[PROBLEM REQUIREMENTS] Starting with the first line below, extract each line through the one that contains "const yTitle = 'Speed (km/hr)';", inclusive, excluding pictures.

[DATA PROVIDED]
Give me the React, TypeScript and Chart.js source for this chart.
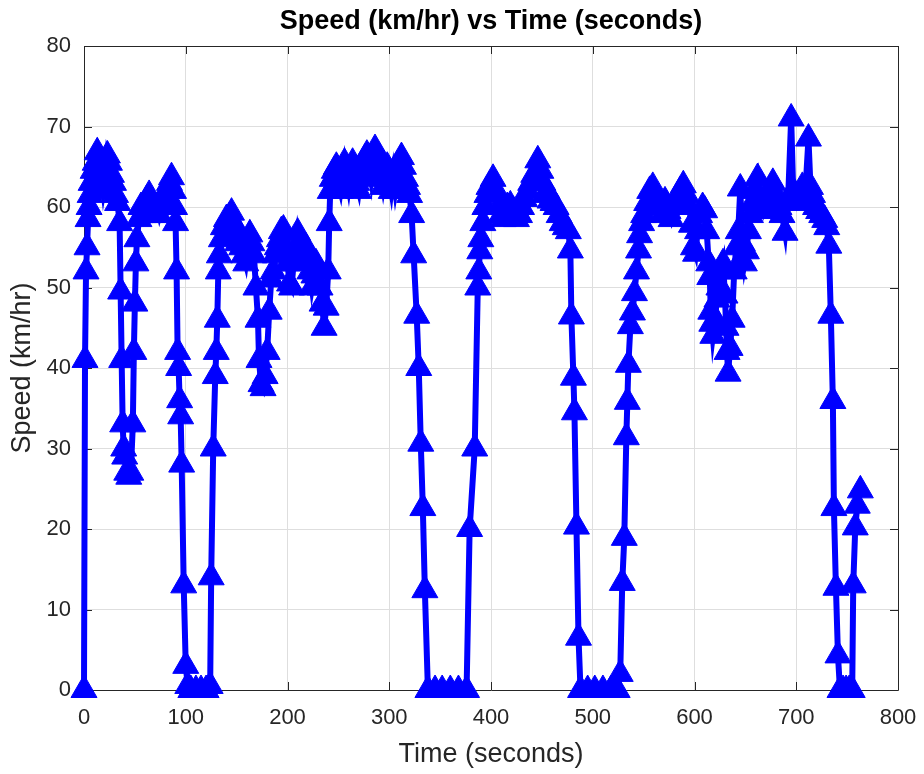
import { useEffect, useRef } from 'react';
import { Chart, registerables } from 'chart.js';

Chart.register(...registerables);

const chartTitle = 'Speed (km/hr) vs Time (seconds)';
const xTitle = 'Time (seconds)';
const yTitle = 'Speed (km/hr)';

// time (s)
const times = [
  0, 1, 2, 3, 4, 5, 6, 7, 9, 11, 13, 15, 17, 19, 21, 23, 25, 27, 29, 31, 33, 35,
  36, 37, 38, 39, 40, 42, 44, 46, 48, 49, 50, 51, 52, 54, 56, 58, 60, 62, 64, 66,
  68, 70, 72, 74, 76, 78, 81, 84, 86, 88, 89, 90, 91, 92, 93, 94, 95, 96, 98, 100,
  102, 105, 110, 115, 120, 124, 125, 127, 129, 130, 131, 132, 133, 135, 137, 140,
  143, 145, 147, 149, 151, 153, 155, 157, 159, 161, 163, 165, 167, 169, 171, 172,
  174, 176, 178, 180, 182, 184, 186, 188, 190, 192, 194, 196, 198, 200, 202, 204,
  206, 208, 210, 212, 214, 216, 218, 220, 222, 224, 226, 228, 230, 232, 234, 236,
  238, 240, 241, 242, 244, 246, 248, 250, 252, 254, 256, 258, 260, 262, 264, 266,
  268, 270, 272, 274, 276, 278, 280, 282, 284, 286, 288, 290, 292, 294, 296, 298,
  300, 302, 304, 306, 308, 310, 312, 314, 316, 318, 320, 322, 324, 327, 329, 331,
  333, 335, 338, 345, 352, 360, 368, 376, 379, 384, 387, 388, 389, 390, 392, 394,
  396, 398, 402, 405, 408, 410, 412, 414, 416, 419, 422, 425, 428, 430, 433, 436,
  439, 442, 446, 449, 451, 453, 455, 458, 461, 464, 467, 470, 473, 476, 478, 479,
  481, 482, 484, 486, 488, 495, 502, 510, 518, 524, 527, 529, 531, 533, 534, 535,
  537, 539, 541, 543, 545, 546, 548, 550, 553, 556, 559, 562, 565, 568, 571, 574,
  577, 580, 583, 586, 589, 592, 595, 597, 599, 601, 603, 605, 608, 610, 612, 614,
  615, 616, 617, 618, 620, 622, 624, 626, 628, 630, 631, 632, 633, 635, 637, 639,
  641, 643, 645, 647, 649, 651, 653, 655, 657, 659, 662, 665, 668, 671, 674, 677,
  680, 683, 686, 689, 692, 695, 697, 699, 701, 703, 706, 709, 712, 714, 716, 719,
  722, 725, 728, 730, 732, 734, 736, 737, 739, 741, 743, 746, 749, 752, 755, 756,
  758, 760, 763,
];

// speed (km/hr)
const speeds = [
  0, 41, 52, 55, 58.5, 60, 61.5, 63, 64.5, 65.5, 66.8, 65.5, 64, 62, 63.5, 66.4, 65.5, 64, 63, 61.5, 60.5, 58,
  49.5, 41, 33, 30, 29, 27, 26.5, 27, 33, 42, 48, 53, 56, 58.5, 60, 59, 60, 61, 61.5, 60,
  59, 59.5, 60, 59, 60, 61, 62, 63, 63.7, 62, 60, 58, 52, 42, 40, 36, 34, 28, 13, 3,
  0.5, 0, 0, 0, 0, 0.5, 14, 30, 39, 42, 46, 52, 54, 56, 57.5, 58.5,
  58.8, 59.3, 58, 57, 55.5, 56.5, 55, 54, 53, 55, 56.6, 55.5, 54, 50, 46, 41,
  38, 37.5, 39, 42, 47, 51, 52, 54, 55, 56, 57, 57.2, 55, 53, 50.5, 50,
  53, 55, 56.8, 55.5, 54, 53.5, 55, 54, 52, 50, 51.5, 53, 52, 50, 48, 45,
  47.5, 52, 58, 62, 63.5, 64.5, 65, 63, 62, 64, 65.5, 64, 62.5, 64.5, 65.5, 64.5,
  63, 62, 64, 65, 66, 66.5, 65, 63.5, 66, 67.2, 66.5, 65.5, 64, 62.5, 64, 65,
  63.5, 62, 64, 62, 63.5, 65, 66.2, 65, 63.5, 62.5, 61.5, 59, 54, 46.5, 40, 30.6,
  22.6, 12.4, 0, 0, 0, 0, 0, 0, 20, 30, 50, 52, 54.5, 56, 58, 60,
  61.5, 62.5, 63.5, 62, 60, 59, 58.5, 59, 60, 60.2, 59.5, 58.5, 59, 60, 61, 62,
  63, 64, 65.8, 64.5, 63, 61.5, 62, 60.8, 60.5, 60, 59, 58, 57.5, 57, 54.6, 46.4,
  38.8, 34.5, 20.3, 6.5, 0, 0, 0, 0, 0, 0, 2, 13.3, 18.9, 31.4, 35.8, 40.4,
  45.2, 46.9, 49.3, 52, 54.6, 56.5, 58, 59, 60.5, 62, 62.5, 61, 60, 59, 60.7, 59.5,
  58.5, 60, 61, 62, 62.7, 61.5, 60, 57.8, 55, 54.2, 57, 59, 60, 59.6, 57, 53,
  51.3, 47, 45.5, 44, 46, 48.5, 50, 52, 53, 49, 45, 42, 39.3, 42.5, 46, 52,
  55, 57, 62.3, 55.5, 53, 54.5, 57, 59, 60.5, 62, 63.6, 61, 59.5, 60.5, 62, 63,
  61.5, 60, 59, 56.8, 61, 71, 62, 61.5, 60.5, 61, 62.5, 62, 68.5, 62.5, 61.5, 60,
  59.5, 59, 58.4, 57.5, 55.2, 46.5, 35.9, 22.6, 12.7, 4.3, 0, 0, 0, 0, 0, 13,
  20.2, 22.9, 24.8,
];

const xMin = 0;
const xMax = 800;
const xStep = 100;
const yMin = 0;
const yMax = 80;
const yStep = 10;

const FONT = "'Liberation Sans', Arial, Helvetica, sans-serif";
const AXIS_COLOR = '#262626';

const framePlugin = {
  id: 'matlabFrame',
  beforeDatasetsDraw(chart: any) {
    const { ctx, chartArea: a, scales } = chart;
    const xs = scales.x;
    const ys = scales.y;
    ctx.save();
    ctx.strokeStyle = AXIS_COLOR;
    ctx.lineWidth = 1;
    ctx.beginPath();
    ctx.rect(Math.round(a.left) + 0.5, Math.round(a.top) + 0.5, Math.round(a.right - a.left), Math.round(a.bottom - a.top));
    ctx.stroke();
    const len = 8;
    ctx.beginPath();
    xs.ticks.forEach((t: any) => {
      const px = Math.round(xs.getPixelForValue(t.value)) + 0.5;
      ctx.moveTo(px, a.bottom);
      ctx.lineTo(px, a.bottom - len);
      ctx.moveTo(px, a.top);
      ctx.lineTo(px, a.top + len);
    });
    ys.ticks.forEach((t: any) => {
      const py = Math.round(ys.getPixelForValue(t.value)) + 0.5;
      ctx.moveTo(a.left, py);
      ctx.lineTo(a.left + len, py);
      ctx.moveTo(a.right, py);
      ctx.lineTo(a.right - len, py);
    });
    ctx.stroke();
    ctx.restore();
  },
};

const titlePlugin = {
  id: 'centeredTitle',
  afterDraw(chart: any) {
    const { ctx, chartArea: a } = chart;
    ctx.save();
    ctx.fillStyle = '#000000';
    ctx.font = `bold 27px ${FONT}`;
    ctx.textAlign = 'center';
    ctx.textBaseline = 'middle';
    ctx.fillText(chartTitle, (a.left + a.right) / 2, 22);
    ctx.restore();
  },
};

export default function App() {
  const canvasRef = useRef<HTMLCanvasElement | null>(null);

  useEffect(() => {
    document.body.style.margin = '0';
    const canvas = canvasRef.current;
    if (!canvas) return;
    const data = times.map((t, i) => ({ x: t, y: speeds[i] }));
    const chart = new Chart(canvas, {
      type: 'line',
      data: {
        datasets: [
          {
            data,
            borderColor: '#0000ff',
            backgroundColor: '#0000ff',
            borderWidth: 6,
            pointStyle: 'triangle',
            pointRadius: 15,
            pointHoverRadius: 15,
            pointBackgroundColor: '#0000ff',
            pointBorderColor: '#0000ff',
            pointBorderWidth: 1,
            tension: 0,
            fill: false,
            clip: false as any,
          },
        ],
      },
      options: {
        responsive: false,
        animation: false,
        devicePixelRatio: 1,
        layout: { padding: { left: 0, right: 26, top: 46, bottom: 0 } },
        plugins: {
          legend: { display: false },
          tooltip: { enabled: false },
          title: { display: false },
        },
        scales: {
          x: {
            type: 'linear',
            min: xMin,
            max: xMax,
            afterFit: (s: any) => {
              s.height = 84;
              s.paddingLeft = 0;
              s.paddingRight = 0;
            },
            ticks: {
              stepSize: xStep,
              color: AXIS_COLOR,
              font: { family: FONT, size: 22 },
              padding: 15,
              maxRotation: 0,
            },
            grid: { color: '#dedede', drawTicks: false, lineWidth: 1 },
            border: { display: false },
            title: {
              display: true,
              text: xTitle,
              color: AXIS_COLOR,
              font: { family: FONT, size: 27 },
              padding: { top: 0, bottom: 3 },
            },
          },
          y: {
            type: 'linear',
            min: yMin,
            max: yMax,
            afterFit: (s: any) => {
              s.width = 84;
              s.paddingTop = 0;
              s.paddingBottom = 0;
            },
            ticks: {
              stepSize: yStep,
              color: AXIS_COLOR,
              font: { family: FONT, size: 22 },
              padding: 13,
            },
            grid: { color: '#dedede', drawTicks: false, lineWidth: 1 },
            border: { display: false },
            title: {
              display: true,
              text: yTitle,
              color: AXIS_COLOR,
              font: { family: FONT, size: 27 },
              padding: { top: 6, bottom: 0 },
            },
          },
        },
      },
      plugins: [framePlugin, titlePlugin],
    });
    return () => chart.destroy();
  }, []);

  return (
    <div style={{ width: 924, height: 774 }}>
      <canvas ref={canvasRef} width={924} height={774} />
    </div>
  );
}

[WRITTEN REPLY]
Give me the React, TypeScript and Chart.js source for this chart.
import { useEffect, useRef } from 'react';
import { Chart, registerables } from 'chart.js';

Chart.register(...registerables);

const chartTitle = 'Speed (km/hr) vs Time (seconds)';
const xTitle = 'Time (seconds)';
const yTitle = 'Speed (km/hr)';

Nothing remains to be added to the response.